Because bloating the api isn't in general a good thing ?

Fred

Which is I think is a pretty lame reason in this instance. I would think that any reasonable analysis would show that effort required to maintain a 'bloated' api is far and away less than the effort required fix and test all of the existing code that uses the old method. Leave it deprecated, so people don't use it.

Or, make a script that goes in the script folder that automatically updates the code seemlessly for all deprecated features. If you can't do that safely, then don't drop support. Cause I'm sitting here looking at 40 rails sites I need to update now, with 500+ start/end_form_tag's that I've got to go through and update and test. And while freezing rails may let me put off the pain for some of the sites, at some point it will have to be done.

And while functional testing, etc. might help automate some of this, the reality is there are never enough test cases to find everything.

i totally agree, this is a ridiculous change. it's a lot of work for people for very little gain. i understand that the rails developers want to have the best framework but at some point they need to realize that you can spend too much time learning how to be productive, rather than being productive.

it seems very sophomoric to constantly be rethinking these tags.

It was one change, once. Please get over it. I find the new syntax is shorter (form_tag vs start_form_tag and end vs end_form_tag) and makes more sense.

If you're that bothered just stick

def start_form_tag(*args)   form_tag(*args) end

def end_form_tag   '</form'> end

in application_helper and be done with it.

Fred

Frederick Cheung wrote:

If you're that bothered just stick

def start_form_tag(*args)   form_tag(*args) end

def end_form_tag   '</form'> end

in application_helper and be done with it.

Fred

Hey, actual help. Who knew.

I concur with Fred's earlier thoughts. This change is a big mistake. Though I appreciate streamlining API's, the reality is that anyone who has a starter book on Ruby that's over 9 months old is not going to be able to get a form working without googling around and reading through technogarble.

Ruby adaptation is going to take a big hit for this.

This was a poor design decision. If the Ruby community is looking for buy-in from the development community, they just moved one step away.

-Geoff

Slain Wilde wrote:

I think the underlying issue for this and hundreds of similar ones is simple: Poor error messages. Imagine if instead of undecipherable error messages that take hour or days to figure out, what if (in this example) the error message said "form_for_tag is deprecated in Rails 2.0+, please consider using form_for instead".

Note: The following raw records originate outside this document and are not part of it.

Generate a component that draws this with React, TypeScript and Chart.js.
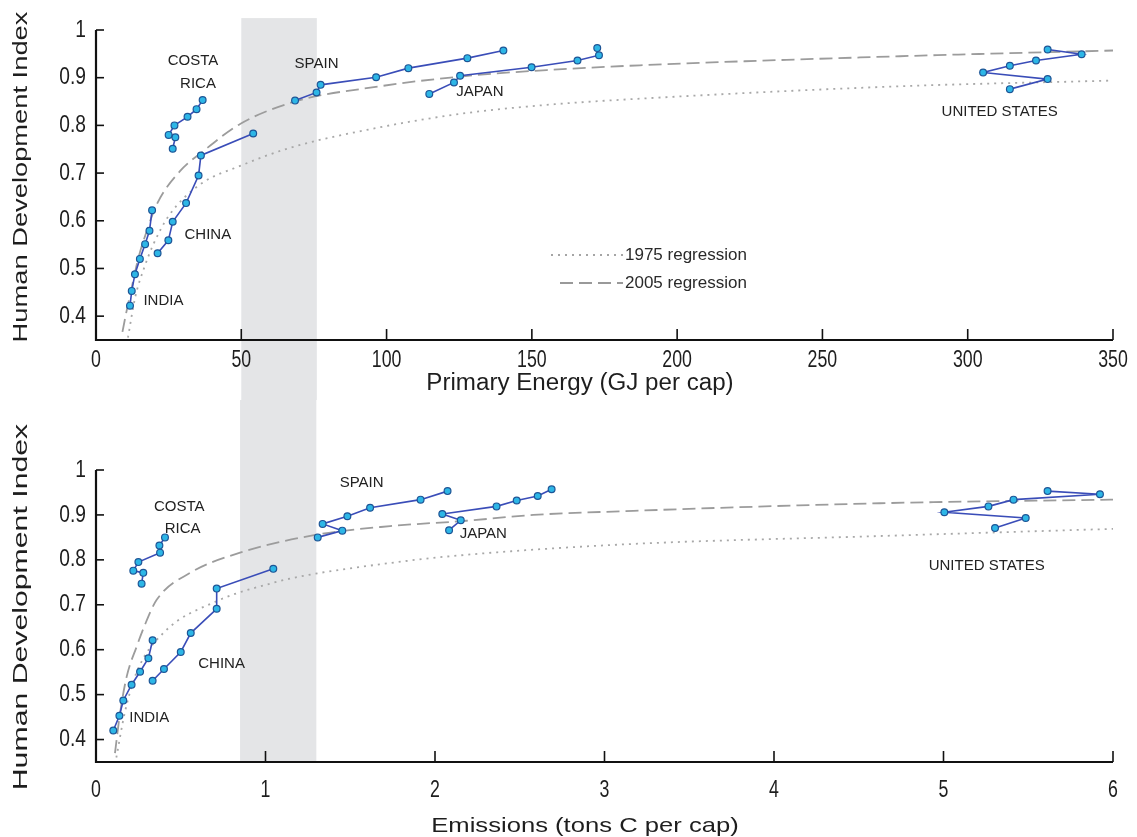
import React, { useEffect, useRef } from 'react';
import { Chart, registerables } from 'chart.js';

Chart.register(...registerables);

type Pt = [number, number];

// ---------- TOP PANEL: Primary energy (GJ per cap) vs HDI ----------
const indiaEnergy: Pt[] = [[11.7, 0.422], [12.3, 0.453], [13.4, 0.488], [15.1, 0.52], [16.9, 0.551], [18.4, 0.579], [19.3, 0.622]];
const chinaEnergy: Pt[] = [[21.2, 0.532], [24.9, 0.559], [26.4, 0.598], [31.0, 0.637], [35.3, 0.695], [36.1, 0.737], [54.1, 0.783]];
const costaRicaEnergy: Pt[] = [[26.4, 0.751], [27.3, 0.775], [25.0, 0.78], [27.0, 0.8], [31.5, 0.818], [34.6, 0.834], [36.7, 0.853]];
const spainEnergy: Pt[] = [[68.5, 0.852], [75.9, 0.869], [77.3, 0.885], [96.4, 0.901], [107.5, 0.92], [127.8, 0.941], [140.2, 0.957]];
const japanEnergy: Pt[] = [[114.7, 0.866], [123.2, 0.89], [125.3, 0.904], [149.9, 0.922], [165.7, 0.936], [173.1, 0.947], [172.5, 0.962]];
const usEnergy: Pt[] = [[314.5, 0.876], [327.5, 0.897], [305.3, 0.911], [314.5, 0.925], [323.5, 0.936], [339.2, 0.949], [327.5, 0.959]];

const reg1975Energy: Pt[] = [[11, 0.355], [13.5, 0.44], [16.5, 0.5], [19.7, 0.55], [25, 0.61], [35.8, 0.676], [49.6, 0.715], [66.8, 0.753], [97.7, 0.796], [126.4, 0.825], [155.1, 0.843], [187.2, 0.856], [276.7, 0.882], [350, 0.894]];
const reg2005Energy: Pt[] = [[9.1, 0.367], [10.5, 0.41], [12.3, 0.46], [14.5, 0.52], [17, 0.57], [20.9, 0.634], [28.9, 0.704], [36.9, 0.746], [49.6, 0.803], [68.5, 0.85], [97.7, 0.882], [126.4, 0.903], [155.1, 0.916], [187.2, 0.926], [276.7, 0.945], [350, 0.957]];

// ---------- BOTTOM PANEL: Emissions (tons C per cap) vs HDI ----------
const indiaCarbon: Pt[] = [[0.102, 0.42], [0.138, 0.453], [0.161, 0.487], [0.21, 0.522], [0.26, 0.551], [0.309, 0.581], [0.334, 0.621]];
const chinaCarbon: Pt[] = [[0.334, 0.531], [0.401, 0.557], [0.5, 0.595], [0.559, 0.637], [0.712, 0.691], [0.712, 0.736], [1.046, 0.78]];
const costaRicaCarbon: Pt[] = [[0.269, 0.747], [0.279, 0.771], [0.22, 0.776], [0.25, 0.795], [0.378, 0.816], [0.374, 0.832], [0.407, 0.85]];
const spainCarbon: Pt[] = [[1.308, 0.85], [1.453, 0.865], [1.337, 0.88], [1.483, 0.897], [1.617, 0.916], [1.915, 0.934], [2.074, 0.953]];
const japanCarbon: Pt[] = [[2.083, 0.866], [2.152, 0.888], [2.043, 0.902], [2.363, 0.919], [2.482, 0.932], [2.606, 0.942], [2.688, 0.957]];
const usCarbon: Pt[] = [[5.304, 0.871], [5.485, 0.893], [5.005, 0.906], [5.265, 0.919], [5.413, 0.934], [5.923, 0.946], [5.614, 0.953]];

const reg1975Carbon: Pt[] = [[0.12, 0.36], [0.17, 0.46], [0.24, 0.55], [0.397, 0.637], [0.712, 0.708], [1.046, 0.749], [1.204, 0.763], [1.735, 0.793], [2.088, 0.808], [3.091, 0.834], [4.625, 0.853], [6.0, 0.869]];
const reg2005Carbon: Pt[] = [[0.112, 0.37], [0.142, 0.459], [0.181, 0.54], [0.24, 0.607], [0.289, 0.656], [0.358, 0.711], [0.555, 0.771], [0.85, 0.816], [1.302, 0.856], [1.735, 0.875], [2.186, 0.887], [2.58, 0.9], [3.091, 0.908], [4.625, 0.926], [6.0, 0.934]];

// ---------- Axes / annotations ----------
const energyTicks = [0, 50, 100, 150, 200, 250, 300, 350];
const emissionTicks = [0, 1, 2, 3, 4, 5, 6];
const hdiTicks = [0.4, 0.5, 0.6, 0.7, 0.8, 0.9, 1];
const hdiTickLabels = ['0.4', '0.5', '0.6', '0.7', '0.8', '0.9', '1'];
const energyBand = [50, 76];
const emissionBand = [0.85, 1.3];

const countryNames = ['INDIA', 'CHINA', 'COSTA', 'RICA', 'SPAIN', 'JAPAN', 'UNITED STATES'];
const energyLabelX = [23.2, 38.5, 33.4, 35.1, 75.9, 132.1, 311.0];
const energyLabelY = [0.432, 0.571, 0.935, 0.887, 0.93, 0.871, 0.829];
const carbonLabelX = [0.314, 0.741, 0.491, 0.511, 1.567, 2.285, 5.255];
const carbonLabelY = [0.449, 0.569, 0.919, 0.869, 0.972, 0.857, 0.786];

const legendLabels = ['1975 regression', '2005 regression'];

const FONT = '"Liberation Sans", Arial, Helvetica, sans-serif';

function txt(
  ctx: CanvasRenderingContext2D,
  s: string,
  x: number,
  y: number,
  size: number,
  o: { sx?: number; align?: CanvasTextAlign; rot?: number; color?: string } = {}
) {
  ctx.save();
  ctx.translate(x, y);
  if (o.rot) ctx.rotate(o.rot);
  ctx.scale(o.sx ?? 1, 1);
  ctx.font = `${size}px ${FONT}`;
  ctx.fillStyle = o.color ?? '#1e1e1e';
  ctx.textAlign = o.align ?? 'center';
  ctx.textBaseline = 'middle';
  ctx.fillText(s, 0, 0);
  ctx.restore();
}

interface Panel {
  series: Pt[][];
  reg1975: Pt[];
  reg2005: Pt[];
  xMax: number;
  xTicks: number[];
  xTickLabels: string[];
  band: number[];
  bandTop?: number;
  bandToAxis: boolean;
  labelX: number[];
  labelY: number[];
  xTitle: string;
  xTitleAt: [number, number];
  xTitleSize: number;
  xTitleSx: number;
  yTitleAt: [number, number];
  yTitleSx: number;
  tickLabelOffset: number;
  legend: boolean;
  height: number;
  padding: { left: number; right: number; top: number; bottom: number };
}

function panelPlugin(p: Panel) {
  return {
    id: 'panelDecor',
    beforeDraw(chart: any) {
      const { ctx } = chart;
      const x = chart.scales.x;
      const y = chart.scales.y;
      const x0 = x.getPixelForValue(p.band[0]);
      const x1 = x.getPixelForValue(p.band[1]);
      const yTop = p.bandTop !== undefined ? y.getPixelForValue(p.bandTop) : 0;
      const yBot = p.bandToAxis ? y.getPixelForValue(y.min) : chart.height;
      ctx.save();
      ctx.fillStyle = '#fff';
      ctx.fillRect(0, 0, chart.width, chart.height);
      ctx.fillStyle = '#e4e5e7';
      ctx.fillRect(x0, yTop, x1 - x0, yBot - yTop);
      ctx.restore();
    },
    afterDraw(chart: any) {
      const { ctx } = chart;
      const x = chart.scales.x;
      const y = chart.scales.y;
      const L = x.getPixelForValue(x.min);
      const R = x.getPixelForValue(x.max);
      const B = y.getPixelForValue(y.min);
      const T = y.getPixelForValue(y.max);
      ctx.save();
      ctx.strokeStyle = '#111';
      ctx.lineWidth = 2.2;
      ctx.beginPath();
      ctx.moveTo(L, T);
      ctx.lineTo(L, B);
      ctx.lineTo(R, B);
      ctx.stroke();
      ctx.lineWidth = 1.6;
      hdiTicks.forEach((v) => {
        const py = y.getPixelForValue(v);
        ctx.beginPath();
        ctx.moveTo(L, py);
        ctx.lineTo(L + 8, py);
        ctx.stroke();
      });
      p.xTicks.forEach((v) => {
        const px = x.getPixelForValue(v);
        ctx.beginPath();
        ctx.moveTo(px, B);
        ctx.lineTo(px, B - 11);
        ctx.stroke();
      });
      ctx.restore();

      // tick labels
      hdiTicks.forEach((v, i) => {
        txt(ctx, hdiTickLabels[i], L - 10, y.getPixelForValue(v), 24, { sx: 0.8, align: 'right' });
      });
      p.xTicks.forEach((v, i) => {
        txt(ctx, p.xTickLabels[i], x.getPixelForValue(v), B + p.tickLabelOffset, 24, { sx: 0.74 });
      });

      // axis titles
      txt(ctx, p.xTitle, p.xTitleAt[0], p.xTitleAt[1], p.xTitleSize, { sx: p.xTitleSx });
      txt(ctx, 'Human Development Index', p.yTitleAt[0], p.yTitleAt[1], 21, { sx: p.yTitleSx, rot: -Math.PI / 2 });

      // country labels
      countryNames.forEach((name, i) => {
        txt(ctx, name, x.getPixelForValue(p.labelX[i]), y.getPixelForValue(p.labelY[i]), 15, { color: '#222' });
      });

      if (p.legend) {
        ctx.save();
        ctx.strokeStyle = '#a5a5a5';
        ctx.lineWidth = 1.8;
        ctx.setLineDash([2, 5]);
        ctx.beginPath();
        ctx.moveTo(551, 255);
        ctx.lineTo(623, 255);
        ctx.stroke();
        ctx.setLineDash([13, 6]);
        ctx.strokeStyle = '#999';
        ctx.beginPath();
        ctx.moveTo(560, 283);
        ctx.lineTo(623, 283);
        ctx.stroke();
        ctx.restore();
        txt(ctx, legendLabels[0], 625, 255, 17, { align: 'left', color: '#2a2a2a' });
        txt(ctx, legendLabels[1], 625, 283, 17, { align: 'left', color: '#2a2a2a' });
      }
    },
  };
}

function toXY(pts: Pt[]) {
  return pts.map(([x, y]) => ({ x, y }));
}

function buildConfig(p: Panel): any {
  const countryDatasets = p.series.map((s) => ({
    data: toXY(s),
    showLine: true,
    borderColor: '#3a4db8',
    borderWidth: 1.6,
    pointRadius: 3.4,
    pointBorderWidth: 1.2,
    pointBackgroundColor: '#2db6e6',
    pointBorderColor: '#1d5596',
    tension: 0,
    clip: false,
  }));
  return {
    type: 'scatter',
    data: {
      datasets: [
        ...countryDatasets,
        {
          data: toXY(p.reg2005),
          showLine: true,
          borderColor: '#9c9c9c',
          borderWidth: 1.8,
          borderDash: [13, 6],
          pointRadius: 0,
          cubicInterpolationMode: 'monotone',
          clip: false,
        },
        {
          data: toXY(p.reg1975),
          showLine: true,
          borderColor: '#a8a8a8',
          borderWidth: 1.8,
          borderDash: [2, 5],
          pointRadius: 0,
          cubicInterpolationMode: 'monotone',
          clip: false,
        },
      ],
    },
    options: {
      responsive: false,
      animation: false,
      events: [],
      layout: { padding: p.padding },
      plugins: { legend: { display: false }, tooltip: { enabled: false } },
      scales: {
        x: { type: 'linear', min: 0, max: p.xMax, display: false },
        y: { type: 'linear', min: 0.35, max: 1, display: false },
      },
    },
    plugins: [panelPlugin(p)],
  };
}

const topPanel: Panel = {
  series: [indiaEnergy, chinaEnergy, costaRicaEnergy, spainEnergy, japanEnergy, usEnergy],
  reg1975: reg1975Energy,
  reg2005: reg2005Energy,
  xMax: 350,
  xTicks: energyTicks,
  xTickLabels: energyTicks.map(String),
  band: energyBand,
  bandTop: 1.025,
  bandToAxis: false,
  labelX: energyLabelX,
  labelY: energyLabelY,
  xTitle: 'Primary Energy (GJ per cap)',
  xTitleAt: [580, 384],
  xTitleSize: 23,
  xTitleSx: 1.05,
  yTitleAt: [21, 177],
  yTitleSx: 1.3,
  tickLabelOffset: 20,
  legend: true,
  height: 400,
  padding: { left: 96, right: 24, top: 30, bottom: 60 },
};

const bottomPanel: Panel = {
  series: [indiaCarbon, chinaCarbon, costaRicaCarbon, spainCarbon, japanCarbon, usCarbon],
  reg1975: reg1975Carbon,
  reg2005: reg2005Carbon,
  xMax: 6,
  xTicks: emissionTicks,
  xTickLabels: emissionTicks.map(String),
  band: emissionBand,
  bandToAxis: true,
  labelX: carbonLabelX,
  labelY: carbonLabelY,
  xTitle: 'Emissions (tons C per cap)',
  xTitleAt: [585, 426],
  xTitleSize: 21,
  xTitleSx: 1.22,
  yTitleAt: [21, 207],
  yTitleSx: 1.44,
  tickLabelOffset: 28,
  legend: false,
  height: 437,
  padding: { left: 96, right: 24, top: 70, bottom: 75 },
};

function PanelChart({ panel }: { panel: Panel }) {
  const ref = useRef<HTMLCanvasElement | null>(null);
  useEffect(() => {
    if (!ref.current) return;
    const chart = new Chart(ref.current, buildConfig(panel));
    return () => chart.destroy();
  }, [panel]);
  return <canvas ref={ref} width={1137} height={panel.height} style={{ display: 'block', width: 1137, height: panel.height }} />;
}

export default function App() {
  return (
    <div style={{ position: 'absolute', left: 0, top: 0, width: 1137, height: 837, background: '#fff' }}>
      <PanelChart panel={topPanel} />
      <PanelChart panel={bottomPanel} />
    </div>
  );
}
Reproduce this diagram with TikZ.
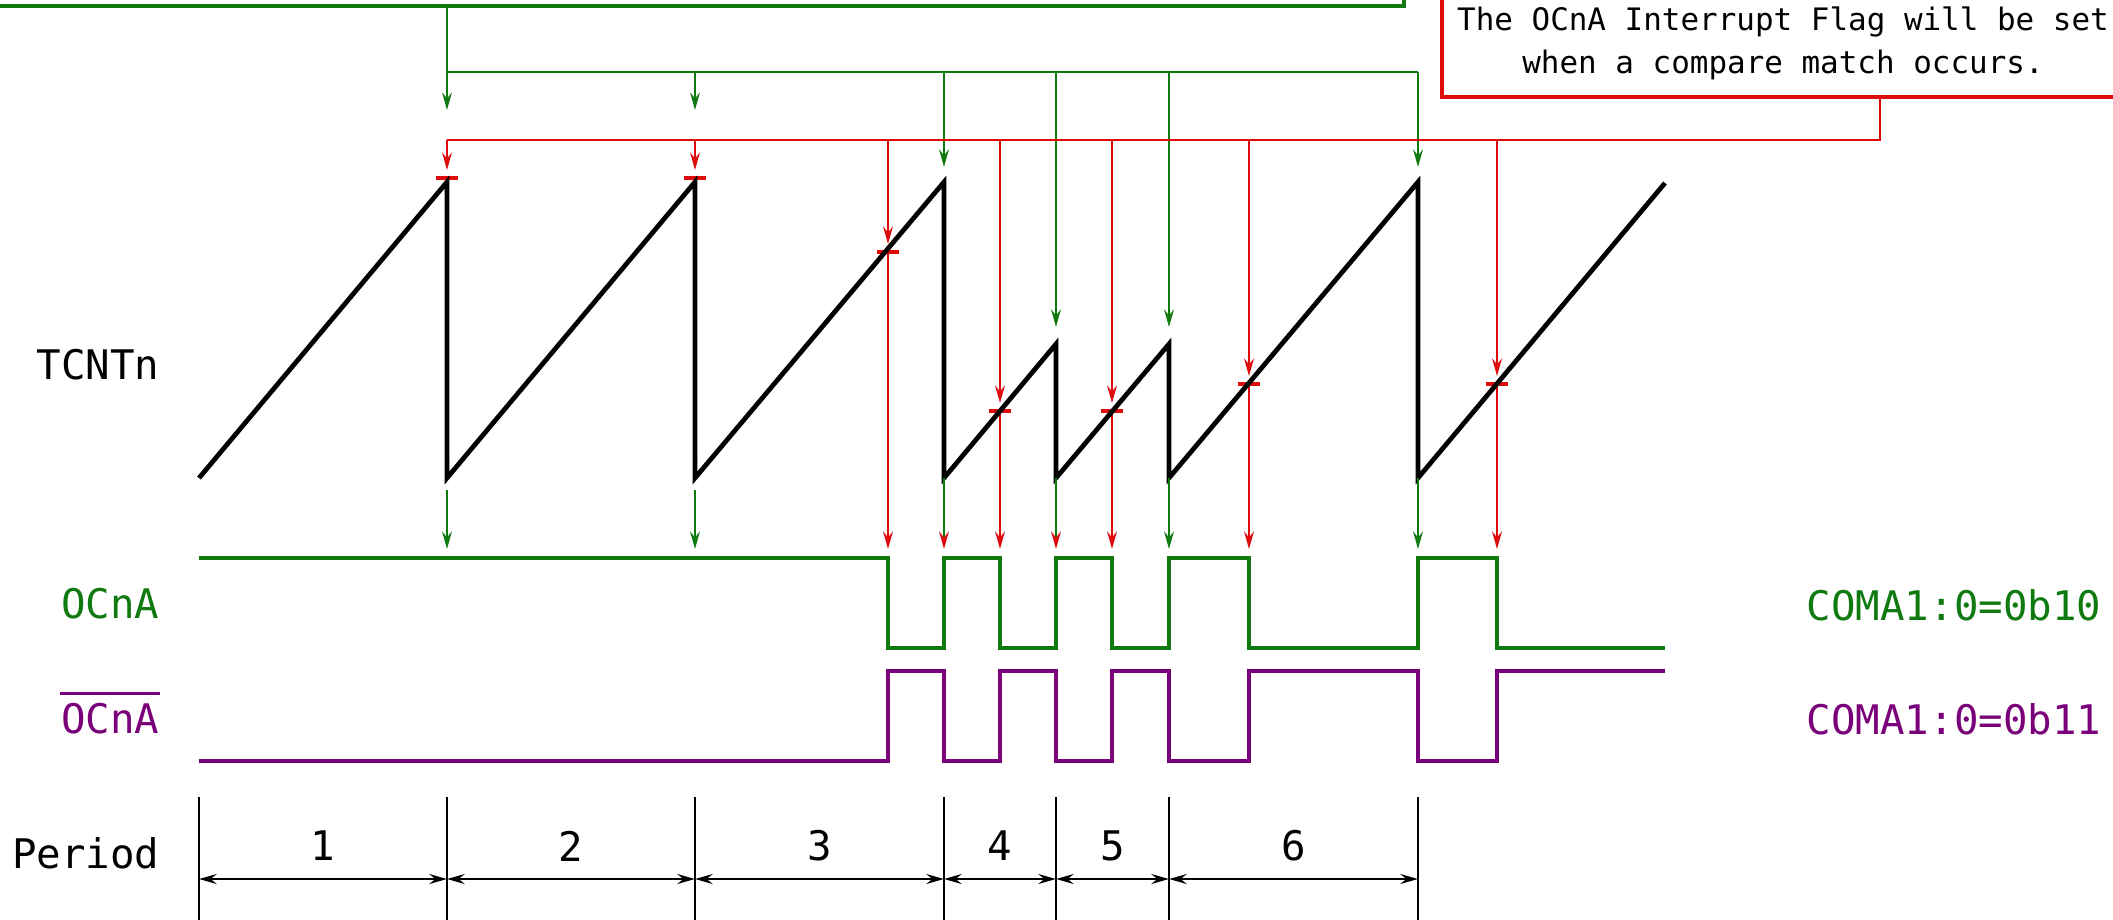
\documentclass[tikz,border=0pt]{standalone}
\usepackage{fontspec}
\setmonofont{DejaVu Sans Mono}
\usetikzlibrary{arrows.meta}
\usepackage{xcolor}
\definecolor{ocgreen}{RGB}{16,122,16}
\definecolor{ocred}{RGB}{222,12,12}
\definecolor{ocpurple}{RGB}{122,0,122}

\begin{document}
\begin{tikzpicture}[x=0.1mm, y=-0.1mm,
                    font=\ttfamily\fontsize{11.6}{14}\selectfont,
                    >={Stealth[length=5pt,width=2.8pt,inset=1.7pt]},
                    lbl/.style={inner sep=0pt, anchor=east},
                    thinline/.style={line width=0.55pt}]

    \useasboundingbox (0,0) rectangle (2113,919);
    \clip (0,0) rectangle (2113,919);

    % ==========================================================
    % notes on top
    % ==========================================================
    \draw[ocgreen, line width=1.2pt] (-20,-120) rectangle (1404,6);
    \node[draw=ocred, line width=1pt, minimum width=68.2mm, minimum height=10.7mm,
          align=center, font=\ttfamily\fontsize{8.8}{12.2}\selectfont]
         (flagbox) at (1783,43.5) {The OCnA Interrupt Flag will be set\\when a compare match occurs.};

    \coordinate (greentap) at (447,6);
    \coordinate (greenbus) at (447,72);
    \coordinate (redtap)   at (1880,140);

    % TOP / BOTTOM events
    \draw[ocgreen, thinline] (greentap) -- (greenbus) -- (1418,72);
    \foreach \x/\t in {447/110, 695/110, 944/167, 1056/327, 1169/327, 1418/167}
        \draw[ocgreen, thinline, ->] (\x,72) -- (\x,\t);

    % compare match
    \draw[ocred, line width=0.8pt] (flagbox.south -| redtap) -- (redtap) -- (447,140);
    \foreach \x/\c in {447/178, 695/178, 888/252, 1000/411, 1112/411, 1249/384, 1497/384} {
        \draw[ocred, thinline, ->] (\x,140) -- (\x,\c-8);
        \draw[ocred, line width=0.9pt] (\x-11,\c) -- (\x+11,\c);
    }
    \foreach \x/\c in {888/252, 1000/411, 1112/411, 1249/384, 1497/384}
        \draw[ocred, thinline, ->] (\x,\c) -- (\x,549);

    % ==========================================================
    % TCNTn
    % ==========================================================
    \draw[line width=1.35pt, line join=miter]
        (199,478) -- (447,182) -- (447,478) -- (695,182) -- (695,478)
        -- (944,182) -- (944,478) -- (1056,344) -- (1056,478) -- (1169,344)
        -- (1169,478) -- (1418,182) -- (1418,478) -- (1665,183);

    % events down to the outputs
    \foreach \x/\s/\hd in {447/490/ocgreen, 695/490/ocgreen, 944/478/ocred,
                           1056/478/ocred, 1169/478/ocgreen, 1418/478/ocgreen}
        \draw[ocgreen, thinline, -{Stealth[length=5pt,width=2.8pt,inset=1.7pt,color=\hd]}]
            (\x,\s) -- (\x,549);

    % ==========================================================
    % outputs
    % ==========================================================
    \draw[ocgreen, line width=1.05pt]
        (199,558) -| (888,648) -| (944,558) -| (1000,648) -| (1056,558)
        -| (1112,648) -| (1169,558) -| (1249,648) -| (1418,558) -| (1497,648)
        -- (1665,648);
    \draw[ocpurple, line width=1.05pt]
        (199,761) -| (888,671) -| (944,761) -| (1000,671) -| (1056,761)
        -| (1112,671) -| (1169,761) -| (1249,671) -| (1418,761) -| (1497,671)
        -- (1665,671);

    % labels
    \node[lbl] (tcntlbl) at (160,365) {TCNTn};
    \node[lbl, ocgreen] (ocalbl) at (160,604) {OCnA};
    \node[lbl, ocpurple] (ocnlbl) at (160,719) {OCnA};
    \draw[ocpurple, line width=0.9pt]
        ([yshift=2.6pt]ocnlbl.north west) -- ([yshift=2.6pt]ocnlbl.north east);
    \node[lbl, ocgreen] (coma10) at (2102,605) {COMA1:0=0b10};
    \node[lbl, ocpurple] (coma11) at (2102,719) {COMA1:0=0b11};

    % ==========================================================
    % periods
    % ==========================================================
    \node[lbl] (perlbl) at (160,853) {Period};
    \foreach \x in {199,447,695,944,1056,1169,1418}
        \draw[thinline] (\x,797) -- (\x,930);
    \foreach \a/\b/\n in {199/447/1, 447/695/2, 695/944/3, 944/1056/4,
                          1056/1169/5, 1169/1418/6} {
        \draw[line width=0.75pt, <->] (\a,879) -- (\b,879);
        \node (per\n) at ({(\a+\b)/2},846) {\n};
    }

\end{tikzpicture}
\end{document}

Imagine the frustration that would save! I think people would be a lot less stressed out, pissed off and bitching on blogs/forums if they hadn't spent hours trying to figure out weird error messages. They would see the message, fix the code in mins with a global replace and move on.

This ignores the deprecating issue itself (on purpose). Having worked with dozens of languages with reasonable error messages over more years than I care to admit, the Ror error messages continue to blow me away. I'm sure there are some who will say 'read a book, understand the architecture and ruby better'. But for the rest of us in the real world, that doesn't cut it.

Having said all that.... the more cryptic the better, right? That way we can charge $100,000 for being a good RoR programmer instead of $30,000 (or less) which is what would happen if RoR was made easier and I think better error messages would be the biggest change. All imho of course - what do you think?

Keys to a good programmer - humbleness, humility and honesty.

I think the underlying issue for this and hundreds of similar ones is simple: Poor error messages. Imagine if instead of undecipherable error messages that take hour or days to figure out, what if (in this example) the error message said "form_for_tag is deprecated in Rails 2.0+, please consider using form_for instead".

A deprecation warning was added in 1.2.0 (Ruby on Rails · GitHub rails/blob/v1.2.0/actionpack/lib/action_view/helpers/ form_tag_helper.rb) and then that method was removed almost a year later. What more do you want?

Fred

Seeing as you asked :wink: You're kidding, right? Have you been (working) in the industry long? Seriously. That sounds like a great answer from an incredibly intelligent really good, ace rails programmer but not really related to business needs. Ask any business person and always know that they pay the bills :slight_smile: I genuinely would welcome a good - business - justification as to why 12 months is deemed an appropriate length of time. Why not 36 months? Also why not better error messages generally? I and many others need something that is around for longer than a year. Applications, books, references, etc. should not all just become 'invalid' after 1 year and no longer have helpful warnings. and I'm at a loss to understand why to remove something helpful? Changing new docs, the api, etc that's all great and I totally support it, it's the rails/open way after all to constantly improve, but break an old thing within a year or 2, I don't get it. 'bloated api' reason? I think we have the space now. See above, rinse, repeat. But again, more income for us, right? There's no substitute for business experience, but of course you can lead a horse to water... Thoughts?

Michael Durrant wrote:

Seeing as you asked :wink: You're kidding, right? Have you been (working) in the industry long?

Yes (though I can't speak for Fred). And your answer makes many incorrect assumptions and misses the point.

[...]

I genuinely would welcome a good - business - justification as to why 12 months is deemed an appropriate length of time.

Why wouldn't it be? We're not talking about a hosted service here; you can continue to use old versions of Rails for as long as you want. What's the business justification for keeping 3-year-old deprecations in the API?

A deprecation says "the next time you upgrade, this feature might be gone, so get rid of it now". If you can't handle that, then don't upgrade.

Why not 36 months?

What would the extra two years do, other than bloating the framework and encouraging people not to take deprecation warnings seriously?

Also why not better error messages generally?

That's a separate issue.

I and many others need something that is around for longer than a year.

Then you are welcome to stick with an old version of Rails. No one is forcing you to upgrade.

The nature of upgrades is to introduce changes. If you can't deal with those changes, don't.

Applications, books, references, etc. should not all just become 'invalid' after 1 year and no longer have helpful warnings.

Applications do not become invalid after 1 year, and I'm sure you know this. There are still Rails 1.x apps out there that I'm sure are working fine.

and I'm at a loss to understand why to remove something helpful?

Because a better, more Rubyish way was found to do the same thing.

Changing new docs, the api, etc that's all great and I totally support it, it's the rails/open way after all to constantly improve, but break an old thing within a year or 2, I don't get it.

"Backward compatibility means never being able to say 'oops, we goofed'."